Syracuse Football: “Good” measures taken to keep team safe, player says
By Neil Adler
Voluntary workouts have begun for Syracuse football, with roughly 65 players back in Central New York.
Approximately 65 Syracuse football players have returned to the SU campus for voluntary workouts and underwent testing for COVID-19 on Tuesday morning, according to an announcement from the Orange athletics department.
Per the Syracuse Athletics press release, the tests were conducted at the Ensley Athletic Center, one day after the ‘Cuse student-athletes came back to Central New York to work with the team’s strength and conditioning coaches, as well as access the squad’s athletic facilities for voluntary workouts.
In total, about 130 players, coaches, football staff members and Department of Athletics personnel have gotten tested, the statement says.
The testing on Tuesday marks the first step in the university’s operational plan for Syracuse Athletics to safely reopen the weight room at the Iocolano-Petty Football Complex and other training facilities to enable football players to commence working out.
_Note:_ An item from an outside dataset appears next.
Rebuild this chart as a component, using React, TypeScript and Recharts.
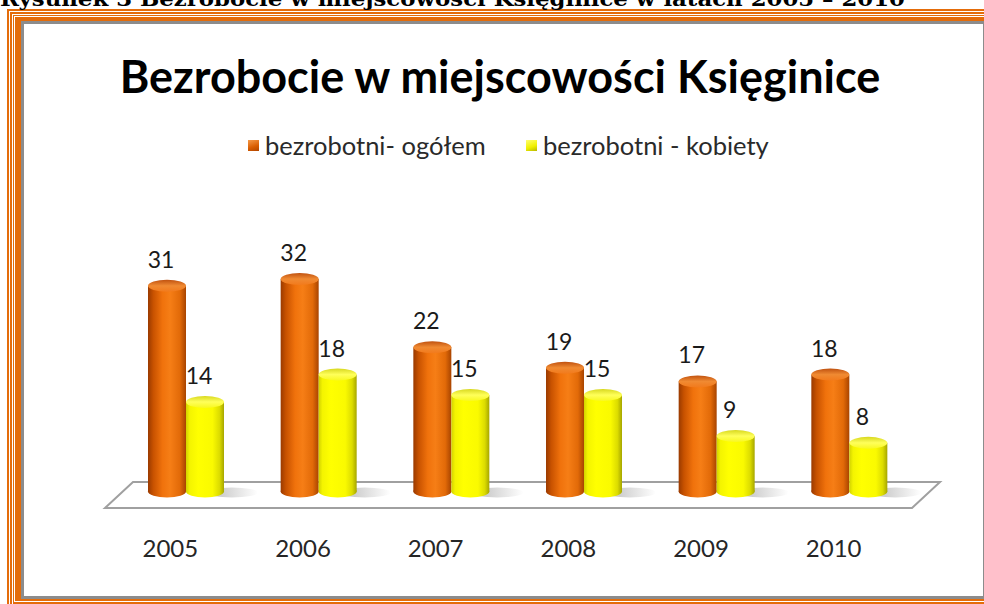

SU’s plan, developed in guidance with public-health and government officials, includes a phased approach to reintegrating football team members with each other.
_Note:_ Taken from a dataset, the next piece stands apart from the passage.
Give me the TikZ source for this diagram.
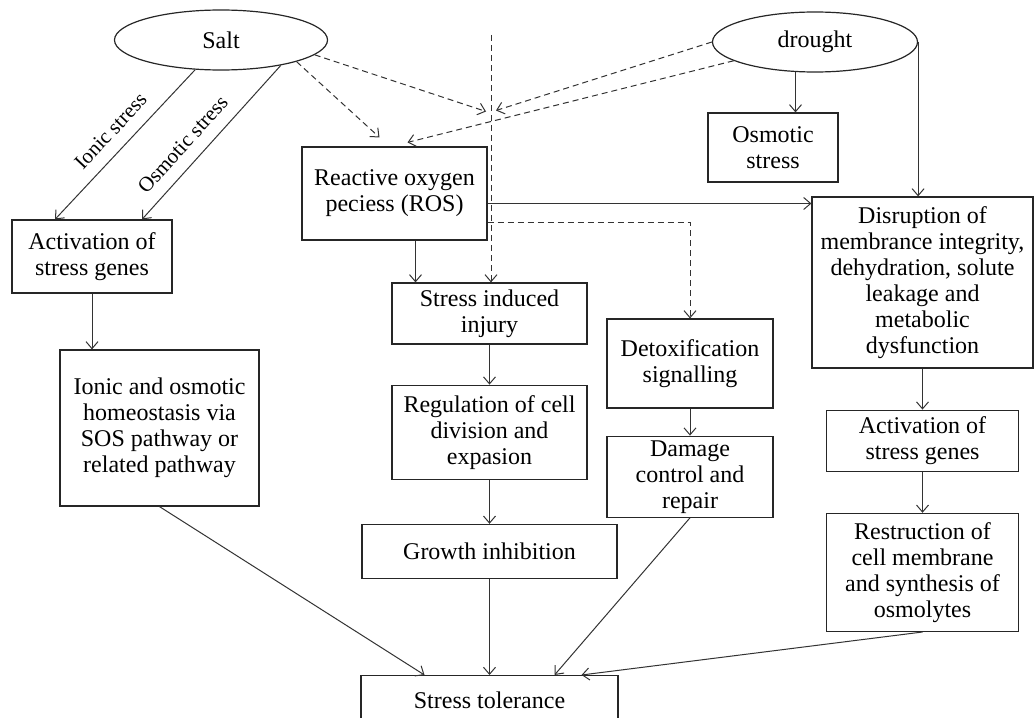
\documentclass[tikz,border=0pt]{standalone}
\usepackage{fontspec}
\setmainfont{Liberation Serif}
\usepackage{tikz}
\usetikzlibrary{positioning, shapes.geometric, arrows.meta}

\begin{document}
\begin{tikzpicture}[x=1pt, y=-1pt,
font=\fontsize{24pt}{26pt}\selectfont,
box/.style={rectangle, draw=black!85, line width=1.2pt, align=center,
inner sep=2pt, minimum width=#1},
stress/.style={ellipse, draw=black!85, line width=1.2pt,
minimum width=#1, minimum height=60pt},
arrow/.style={->, line width=1pt, draw=black!80,
>={Straight Barb[length=7pt, width=12pt]}},
dasharrow/.style={arrow, dash pattern=on 6pt off 4pt},
lbl/.style={font=\fontsize{21pt}{24pt}\selectfont, sloped, above=9pt}
]
\useasboundingbox (0,0) rectangle (1035,717);

% Stresses
\node[stress=213pt] (salt) at (221,40) {Salt};
\node[stress=205pt] (drought) at (815,42) {drought};

% Salt side
\node[box=160pt, minimum height=73pt] (actl) at (92,256.5)
{Activation of\\stress genes};
\node[box=199pt, minimum height=156pt] (ionic) at (159.5,428)
{Ionic and osmotic\\homeostasis via\\SOS pathway or\\related pathway};

% ROS column
\node[box=185pt, minimum height=93pt] (ros) at (394.5,193.5)
{Reactive oxygen\\peciess (ROS)};
\node[box=195pt, minimum height=61pt] (injury) at (489.5,313.5)
{Stress induced\\injury};
\node[box=195pt, minimum height=94pt, below=40pt of injury] (regul)
{Regulation of cell\\division and\\expasion};
\node[box=255pt, minimum height=54pt, below=44pt of regul] (growth)
{Growth inhibition};
\node[box=257pt, minimum height=50pt, below=96pt of growth] (toler)
{Stress tolerance};

% Detoxification
\node[box=166pt, minimum height=89pt] (detox) at (690,363.5)
{Detoxification\\signalling};
\node[box=166pt, minimum height=81pt, below=27pt of detox] (damage)
{Damage\\control and\\repair};

% Drought side
\node[box=130pt, minimum height=69pt] (osm) at (773,147.5)
{Osmotic\\stress};
\node[box=221pt, minimum height=171pt] (disr) at (922.5,282.5)
{Disruption of\\membrance integrity,\\dehydration, solute\\leakage and\\metabolic\\dysfunction};
\node[box=192pt, minimum height=61pt, below=41pt of disr] (actr)
{Activation of\\stress genes};
\node[box=192pt, minimum height=118pt, below=41pt of actr] (restr)
{Restruction of\\cell membrane\\and synthesis of\\osmolytes};

% Dashed guide line
\coordinate (vtop) at (491,35);
\coordinate (meet) at (491,111.5);

% Arrows from salt
\draw[arrow] (salt.-131) -- ([xshift=-37pt]actl.north)
node[lbl, midway] {Ionic stress};
\draw[arrow] (salt.-23) -- ([xshift=50pt]actl.north)
node[lbl, pos=0.6] {Osmotic stress};
\draw[dasharrow] (salt.-9) -- ([xshift=-5pt]meet);
\draw[dasharrow] (salt.-16) -- ([xshift=-15pt, yshift=9pt]ros.north);

% Arrows from drought
\draw[dasharrow] (drought.west) -- ([xshift=5pt, yshift=1pt]meet);
\draw[dasharrow] (drought.-167) -- ([xshift=13pt, yshift=4pt]ros.north);
\draw[arrow] (drought.-123) -- (drought.-123 |- osm.north);
\draw[arrow] (drought.east) -- (drought.east |- disr.north);

% Vertical dashed line
\draw[dasharrow] (vtop) -- (vtop |- injury.north);

% ROS links
\draw[arrow] ([yshift=-10pt]ros.east) -- ([yshift=-10pt]ros.east -| disr.west);
\draw[dasharrow] ([yshift=-29pt]ros.east) -| (detox.north);
\draw[arrow] ([xshift=21pt]ros.south) -- ([xshift=21pt]ros.south |- injury.north);

% Columns
\draw[arrow] (actl.south) -- (actl.south |- ionic.north);
\draw[arrow] (injury) -- (regul);
\draw[arrow] (regul) -- (growth);
\draw[arrow] (growth) -- (toler);
\draw[arrow] (detox) -- (damage);
\draw[arrow] (disr.south -| actr.north) -- (actr.north);
\draw[arrow] (actr) -- (restr);

% Into stress tolerance
\draw[arrow] (ionic.south) -- ([xshift=-65pt]toler.north);
\draw[arrow] (damage.south) -- ([xshift=65pt]toler.north);
\draw[arrow] (restr.south) -- ([xshift=92pt]toler.north);

\end{tikzpicture}
\end{document}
Athletics department officials are enforcing social distancing and the use of protective equipment, including face masks, in all facilities. Shared equipment is getting cleaned and sanitized prior to, and after, each use by student-athletes.
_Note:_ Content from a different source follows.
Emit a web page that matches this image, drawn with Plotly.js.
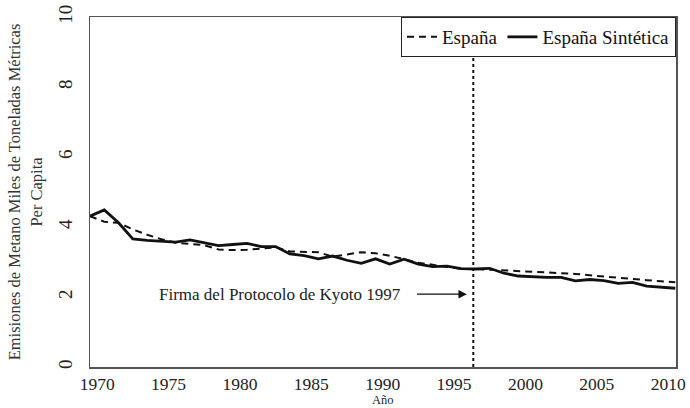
<!DOCTYPE html>
<html>
<head>
<meta charset="utf-8">
<script src="https://cdn.plot.ly/plotly-3.0.1.min.js"></script>
<style>html,body{margin:0;padding:0;background:#fff;}#chart{width:690px;height:408px;}</style>
</head>
<body>
<div id="chart"></div>
<script>
const years = [1969,1970,1971,1972,1973,1974,1975,1976,1977,1978,1979,1980,1981,1982,1983,1984,1985,1986,1987,1988,1989,1990,1991,1992,1993,1994,1995,1996,1997,1998,1999,2000,2001,2002,2003,2004,2005,2006,2007,2008,2009,2010];
const espana = [4.31,4.15,4.12,3.93,3.78,3.65,3.55,3.52,3.48,3.36,3.34,3.35,3.39,3.42,3.30,3.30,3.28,3.15,3.22,3.28,3.25,3.18,3.08,2.98,2.92,2.86,2.80,2.80,2.78,2.77,2.75,2.74,2.72,2.69,2.66,2.62,2.58,2.54,2.52,2.48,2.45,2.42];
const espanaSintetica = [4.31,4.49,4.12,3.66,3.62,3.60,3.57,3.63,3.56,3.47,3.50,3.53,3.44,3.44,3.23,3.18,3.09,3.17,3.05,2.96,3.09,2.94,3.08,2.94,2.87,2.88,2.81,2.80,2.82,2.68,2.60,2.57,2.56,2.56,2.46,2.50,2.47,2.39,2.42,2.31,2.28,2.25];
const tickLabels = ['1970','1975','1980','1985','1990','1995','2000','2005','2010'];
const tickPositions = [1969.5,1974.5,1979.5,1984.5,1989.5,1994.5,1999.5,2004.5,2009.5];
const yTicks = [0,2,4,6,8,10];
const kyotoLine = 1995.85;
const annotationText = 'Firma del Protocolo de Kyoto 1997';
const xTitle = 'Año';

const FONT = 'Liberation Serif, Times New Roman, serif';

const traces = [
  {x: years, y: espana, name: 'España', type: 'scatter', mode: 'lines',
   line: {color: '#111', width: 2, dash: '7px,5px'}},
  {x: years, y: espanaSintetica, name: 'España Sintética', type: 'scatter', mode: 'lines',
   line: {color: '#111', width: 2.8}}
];

const layout = {
  width: 690, height: 408,
  margin: {l: 90, r: 14, t: 17, b: 41},
  paper_bgcolor: '#fff', plot_bgcolor: '#fff',
  font: {family: FONT, color: '#222'},
  showlegend: true,
  legend: {x: 1, xanchor: 'right', y: 1, yanchor: 'top', orientation: 'h',
           bordercolor: '#222', borderwidth: 1, bgcolor: '#fff',
           font: {family: FONT, size: 19, color: '#111'}, tracegroupgap: 0},
  xaxis: {
    range: [1969, 2010.05], tickvals: tickPositions, ticktext: tickLabels,
    ticks: '', showgrid: false, zeroline: false,
    showline: true, mirror: true, linecolor: '#555', linewidth: 1.5,
    tickfont: {family: FONT, size: 17.5, color: '#222'}
  },
  yaxis: {
    range: [0, 10], tickvals: yTicks, tickangle: -90,
    ticks: '', showgrid: false, zeroline: false,
    showline: true, mirror: true, linecolor: '#555', linewidth: 1.5,
    tickfont: {family: FONT, size: 19, color: '#222'}, ticklabelstandoff: 9,
    title: {text: 'Emisiones de Metano Miles de Toneladas Métricas<br>Per Capita',
            font: {family: FONT, size: 16.5, color: '#333'}, standoff: 8}
  },
  shapes: [
    {type: 'line', xref: 'x', yref: 'paper', x0: kyotoLine, x1: kyotoLine, y0: 0, y1: 1,
     line: {color: '#111', width: 2, dash: 'dot'}}
  ],
  annotations: [
    {x: 1995.4, y: 2.08, xref: 'x', yref: 'y', ax: 1991.8, ay: 2.08, axref: 'x', ayref: 'y',
     text: '', showarrow: true, arrowhead: 2, arrowsize: 1.3, arrowwidth: 1.3, arrowcolor: '#111'},
    {x: 1982.3, y: 2.08, xref: 'x', yref: 'y', text: annotationText, showarrow: false,
     font: {family: FONT, size: 17, color: '#222'}},
    {x: 0.5, y: -0.094, xref: 'paper', yref: 'paper', text: xTitle, showarrow: false,
     xanchor: 'center', yanchor: 'middle', font: {family: FONT, size: 12.5, color: '#222'}}
  ]
};

Plotly.newPlot('chart', traces, layout, {displayModeBar: false, staticPlot: true});
</script>
</body>
</html>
Syracuse football offensive lineman Airon Servais discusses the team’s return to the Hill.
Among the players to return to campus this week is redshirt senior offensive lineman Airon Servais, a 2019 captain who has started in 37 contests.
“It’s great to be back and get this thing rolling again,” Servais said in the university’s announcement. “It’s not the same when you’re off on your own training versus when you’re able to be around the guys and feel that energy and feed off each other.”
Servais says that he is appreciative of the plan put in place to keep everyone associated with the football squad protected amid the novel coronavirus pandemic.
“You can see it here today. There’s a protocol we have to follow,” he said. “We’ll start out in small groups and then branch out past that [in the coming weeks]. But I feel like the University has taken a lot of good measures to help keep us as safe as possible.”